Post Date: 14 Jan 2015    Viewed: 333

At the end of the latest offshore session, benchmark iron ore for immediate delivery to the port of Tianjin in China was trading at $US67.90 a tonne, down 0.9 per cent from its previous close of $US68.50 a tonne, and just 3 per cent above the five-and-a-half-year low of $US65.70 reached on December 23.

The latest fall came despite data released yesterday showing Chinese iron ore imports jumped to an all-time high in December as a restocking took place ahead of winter.

Still, investors are fearful that Chinese demand cannot sustain such numbers, with any threats to Chinese growth considered a major risk to the iron ore price as major suppliers expand production despite an already oversupplied market.

Traders have also been nervous about a broader commodities sell-off that has been led by oil, which has touched near six-year lows this week. Copper, too, has been in the firing line, sinking to a fresh five-year low overnight.

Iron ore stocks regained some steam at the start of the year as the commodity staged a recovery of almost 10 per cent from its December trough, but once again fears of a dead cat bounce have surfaced, dragging iron ore miners like Atlas Iron, BC Iron and Fortescue Metals Group sharply lower on markets this week.

The latest price retreat had a minor impact on industry heavyweights Rio Tinto (RIO)and BHP Billiton (BHP) in London trade overnight, with stock in the two miners largely flat as the broader FTSE 100 index climbed 0.6 per cent.

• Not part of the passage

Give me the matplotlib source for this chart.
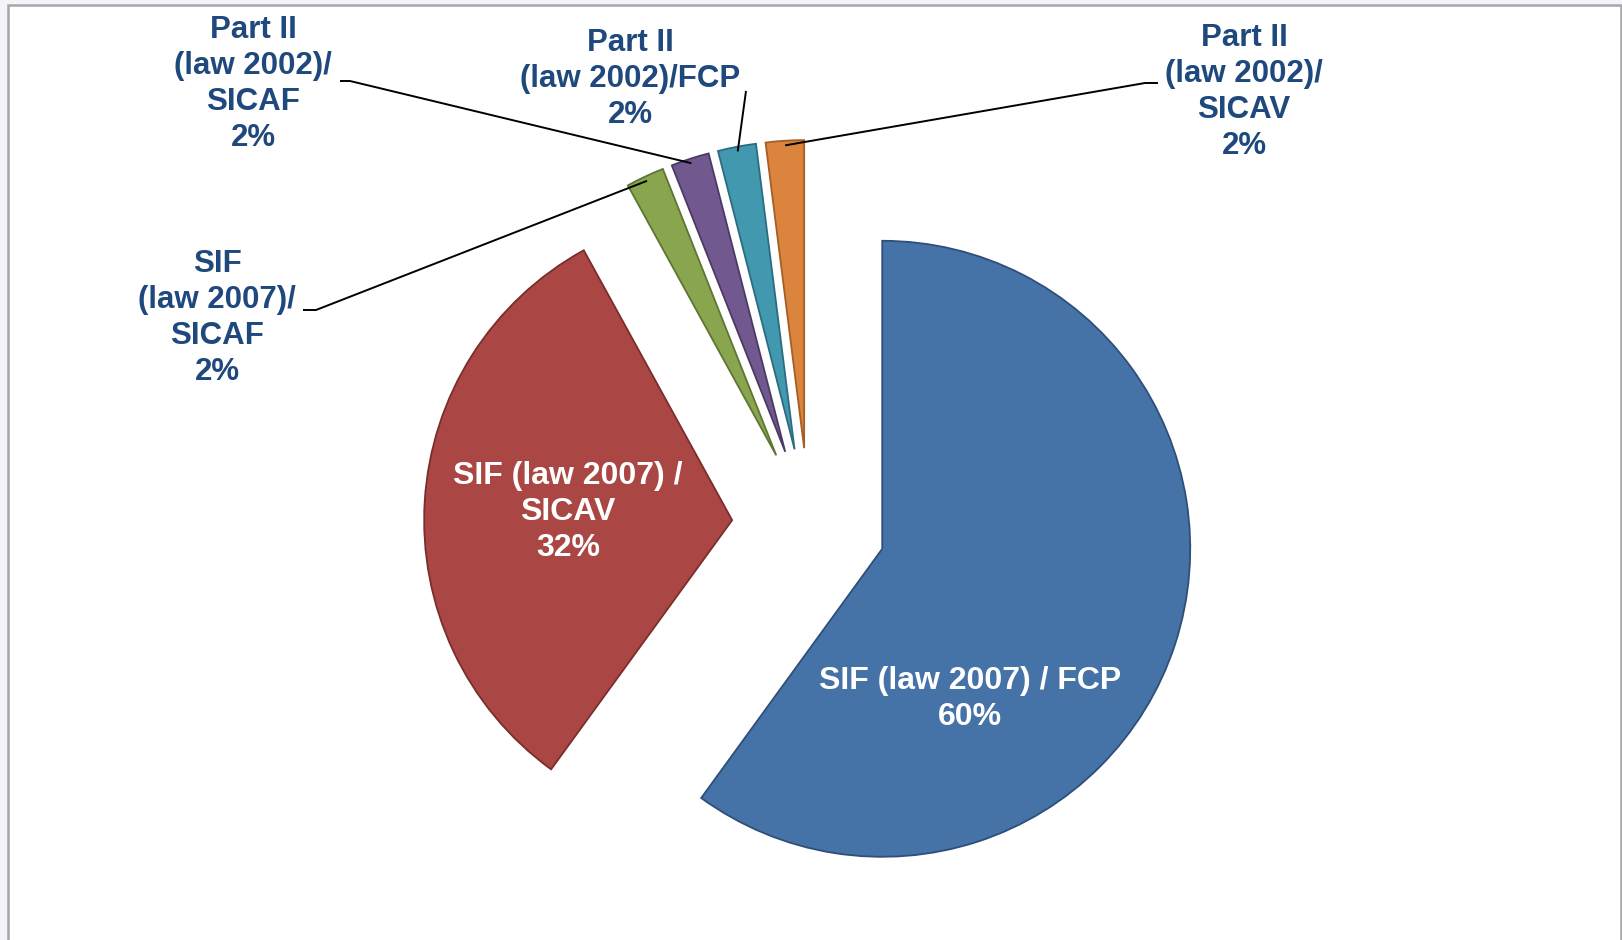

The two local mining giants are still comfortably profitable at current prices as they maintain significant cost advantages over smaller rivals. However a new report suggests their cost advantage over principal rival Vale is quickly fading as lower oil prices bring the Brazilian company in sight of market leader Rio.

According to analysts at Sanford Bernstein, a shake-up in the race to be the lowest-cost producer has already taken place, with Vale possibly shipping iron ore to China for about $US6 a tonne cheaper than Australian exports.

“In the last few months we have seen the price for bunker fuel collapse in lock-step with the decline in the global oil price and with it a reordering of the cost position of the global iron ore industry has taken place,” Paul Gait, an analyst at Bernstein, said in a report, according to Bloomberg.

“In a world where freight is free and distance to market not an issue, then Brazil is actually at a significant competitive advantage over Australia.”

It follows a note from Macquarie Group analysts suggesting Vale was in touching distance of Rio’s costs after jumping past BHP for the first time in several years.